-- Task details --
Set down the full listing exactly as given. Any pictures are to be left out.

-- Data --
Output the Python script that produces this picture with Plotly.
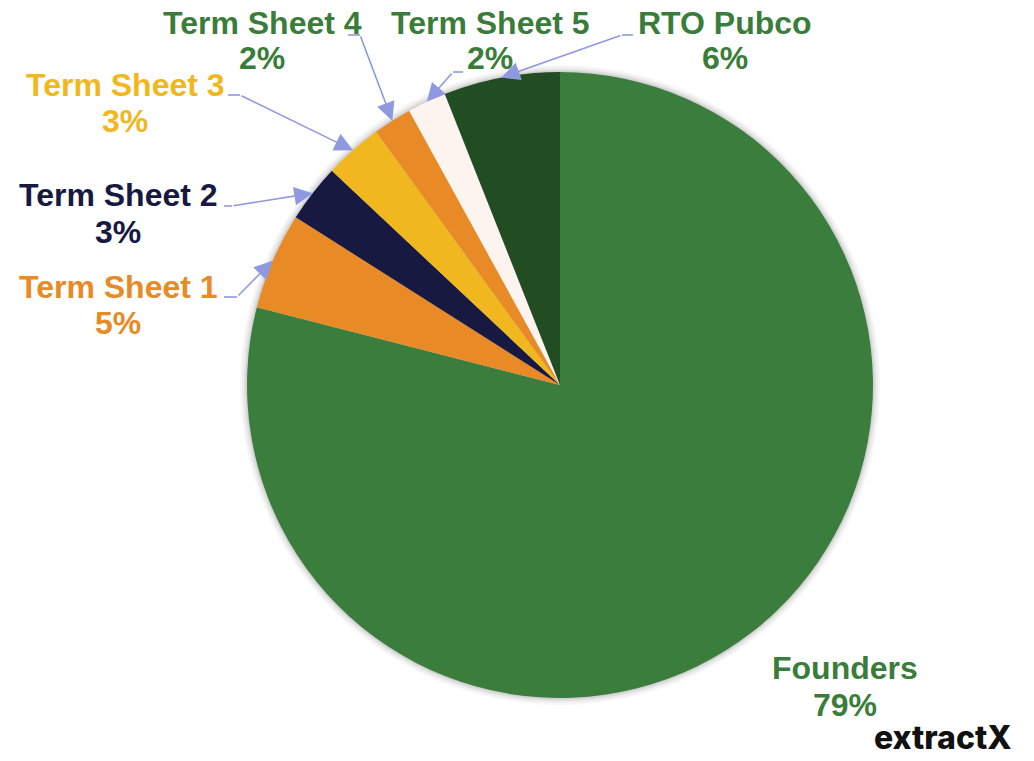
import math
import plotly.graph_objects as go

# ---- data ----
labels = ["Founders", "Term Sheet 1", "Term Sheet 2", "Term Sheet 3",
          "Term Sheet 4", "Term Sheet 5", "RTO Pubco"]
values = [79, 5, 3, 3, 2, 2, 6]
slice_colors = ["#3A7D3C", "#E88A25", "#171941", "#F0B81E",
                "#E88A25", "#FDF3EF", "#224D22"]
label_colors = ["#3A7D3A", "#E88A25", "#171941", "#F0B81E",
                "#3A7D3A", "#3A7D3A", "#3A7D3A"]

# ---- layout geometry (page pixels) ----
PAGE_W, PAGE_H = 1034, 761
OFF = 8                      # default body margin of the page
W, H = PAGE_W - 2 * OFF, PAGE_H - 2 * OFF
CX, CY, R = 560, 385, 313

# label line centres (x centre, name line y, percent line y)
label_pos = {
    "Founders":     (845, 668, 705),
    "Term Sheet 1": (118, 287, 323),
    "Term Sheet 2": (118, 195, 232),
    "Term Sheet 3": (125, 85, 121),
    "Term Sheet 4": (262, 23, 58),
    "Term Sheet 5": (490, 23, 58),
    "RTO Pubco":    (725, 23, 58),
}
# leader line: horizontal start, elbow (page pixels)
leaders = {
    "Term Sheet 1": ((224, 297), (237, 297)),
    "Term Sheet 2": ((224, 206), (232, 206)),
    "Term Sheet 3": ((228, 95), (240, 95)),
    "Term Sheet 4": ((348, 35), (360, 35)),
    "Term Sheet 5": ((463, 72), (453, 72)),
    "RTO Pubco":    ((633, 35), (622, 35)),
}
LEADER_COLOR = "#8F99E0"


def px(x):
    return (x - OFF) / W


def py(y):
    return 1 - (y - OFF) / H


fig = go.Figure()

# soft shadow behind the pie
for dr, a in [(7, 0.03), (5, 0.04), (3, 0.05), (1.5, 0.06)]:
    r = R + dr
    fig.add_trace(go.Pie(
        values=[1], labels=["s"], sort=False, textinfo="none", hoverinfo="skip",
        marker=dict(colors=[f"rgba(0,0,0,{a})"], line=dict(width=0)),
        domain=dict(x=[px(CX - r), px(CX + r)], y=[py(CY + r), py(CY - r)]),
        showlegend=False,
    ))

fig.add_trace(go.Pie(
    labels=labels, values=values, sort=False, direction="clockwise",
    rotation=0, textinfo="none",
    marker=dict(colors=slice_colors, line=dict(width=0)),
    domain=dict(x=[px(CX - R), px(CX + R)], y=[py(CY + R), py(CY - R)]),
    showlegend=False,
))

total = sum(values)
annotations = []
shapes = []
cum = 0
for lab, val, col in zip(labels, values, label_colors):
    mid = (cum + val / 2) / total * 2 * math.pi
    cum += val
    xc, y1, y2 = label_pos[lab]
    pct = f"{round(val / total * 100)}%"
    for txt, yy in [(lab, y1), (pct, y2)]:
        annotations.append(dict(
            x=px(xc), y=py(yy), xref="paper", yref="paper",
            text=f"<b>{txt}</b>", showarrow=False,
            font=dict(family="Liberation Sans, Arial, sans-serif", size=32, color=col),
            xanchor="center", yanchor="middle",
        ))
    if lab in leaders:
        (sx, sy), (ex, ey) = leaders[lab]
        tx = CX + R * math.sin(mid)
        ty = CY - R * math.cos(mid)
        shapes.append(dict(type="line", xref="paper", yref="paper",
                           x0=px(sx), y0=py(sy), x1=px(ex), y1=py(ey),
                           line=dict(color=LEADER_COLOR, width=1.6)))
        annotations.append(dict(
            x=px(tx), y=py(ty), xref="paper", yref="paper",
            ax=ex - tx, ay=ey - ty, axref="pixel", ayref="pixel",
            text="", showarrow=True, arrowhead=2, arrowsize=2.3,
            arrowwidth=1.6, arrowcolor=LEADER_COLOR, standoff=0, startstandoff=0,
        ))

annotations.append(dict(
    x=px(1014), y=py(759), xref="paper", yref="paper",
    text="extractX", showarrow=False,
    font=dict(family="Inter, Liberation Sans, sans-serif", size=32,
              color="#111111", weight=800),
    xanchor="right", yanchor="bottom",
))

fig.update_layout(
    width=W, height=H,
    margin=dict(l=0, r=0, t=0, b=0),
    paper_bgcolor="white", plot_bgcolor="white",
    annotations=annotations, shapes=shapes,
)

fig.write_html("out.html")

-- Reply --
Output the Python script that produces this picture with Plotly.
import math
import plotly.graph_objects as go

# ---- data ----
labels = ["Founders", "Term Sheet 1", "Term Sheet 2", "Term Sheet 3",
          "Term Sheet 4", "Term Sheet 5", "RTO Pubco"]
values = [79, 5, 3, 3, 2, 2, 6]
slice_colors = ["#3A7D3C", "#E88A25", "#171941", "#F0B81E",
                "#E88A25", "#FDF3EF", "#224D22"]
label_colors = ["#3A7D3A", "#E88A25", "#171941", "#F0B81E",
                "#3A7D3A", "#3A7D3A", "#3A7D3A"]

# ---- layout geometry (page pixels) ----
PAGE_W, PAGE_H = 1034, 761
OFF = 8                      # default body margin of the page
W, H = PAGE_W - 2 * OFF, PAGE_H - 2 * OFF
CX, CY, R = 560, 385, 313

# label line centres (x centre, name line y, percent line y)
label_pos = {
    "Founders":     (845, 668, 705),
    "Term Sheet 1": (118, 287, 323),
    "Term Sheet 2": (118, 195, 232),
    "Term Sheet 3": (125, 85, 121),
    "Term Sheet 4": (262, 23, 58),
    "Term Sheet 5": (490, 23, 58),
    "RTO Pubco":    (725, 23, 58),
}
# leader line: horizontal start, elbow (page pixels)
leaders = {
    "Term Sheet 1": ((224, 297), (237, 297)),
    "Term Sheet 2": ((224, 206), (232, 206)),
    "Term Sheet 3": ((228, 95), (240, 95)),
    "Term Sheet 4": ((348, 35), (360, 35)),
    "Term Sheet 5": ((463, 72), (453, 72)),
    "RTO Pubco":    ((633, 35), (622, 35)),
}
LEADER_COLOR = "#8F99E0"


def px(x):
    return (x - OFF) / W


def py(y):
    return 1 - (y - OFF) / H


fig = go.Figure()

# soft shadow behind the pie
for dr, a in [(7, 0.03), (5, 0.04), (3, 0.05), (1.5, 0.06)]:
    r = R + dr
    fig.add_trace(go.Pie(
        values=[1], labels=["s"], sort=False, textinfo="none", hoverinfo="skip",
        marker=dict(colors=[f"rgba(0,0,0,{a})"], line=dict(width=0)),
        domain=dict(x=[px(CX - r), px(CX + r)], y=[py(CY + r), py(CY - r)]),
        showlegend=False,
    ))

fig.add_trace(go.Pie(
    labels=labels, values=values, sort=False, direction="clockwise",
    rotation=0, textinfo="none",
    marker=dict(colors=slice_colors, line=dict(width=0)),
    domain=dict(x=[px(CX - R), px(CX + R)], y=[py(CY + R), py(CY - R)]),
    showlegend=False,
))

total = sum(values)
annotations = []
shapes = []
cum = 0
for lab, val, col in zip(labels, values, label_colors):
    mid = (cum + val / 2) / total * 2 * math.pi
    cum += val
    xc, y1, y2 = label_pos[lab]
    pct = f"{round(val / total * 100)}%"
    for txt, yy in [(lab, y1), (pct, y2)]:
        annotations.append(dict(
            x=px(xc), y=py(yy), xref="paper", yref="paper",
            text=f"<b>{txt}</b>", showarrow=False,
            font=dict(family="Liberation Sans, Arial, sans-serif", size=32, color=col),
            xanchor="center", yanchor="middle",
        ))
    if lab in leaders:
        (sx, sy), (ex, ey) = leaders[lab]
        tx = CX + R * math.sin(mid)
        ty = CY - R * math.cos(mid)
        shapes.append(dict(type="line", xref="paper", yref="paper",
                           x0=px(sx), y0=py(sy), x1=px(ex), y1=py(ey),
                           line=dict(color=LEADER_COLOR, width=1.6)))
        annotations.append(dict(
            x=px(tx), y=py(ty), xref="paper", yref="paper",
            ax=ex - tx, ay=ey - ty, axref="pixel", ayref="pixel",
            text="", showarrow=True, arrowhead=2, arrowsize=2.3,
            arrowwidth=1.6, arrowcolor=LEADER_COLOR, standoff=0, startstandoff=0,
        ))

annotations.append(dict(
    x=px(1014), y=py(759), xref="paper", yref="paper",
    text="extractX", showarrow=False,
    font=dict(family="Inter, Liberation Sans, sans-serif", size=32,
              color="#111111", weight=800),
    xanchor="right", yanchor="bottom",
))

fig.update_layout(
    width=W, height=H,
    margin=dict(l=0, r=0, t=0, b=0),
    paper_bgcolor="white", plot_bgcolor="white",
    annotations=annotations, shapes=shapes,
)

fig.write_html("out.html")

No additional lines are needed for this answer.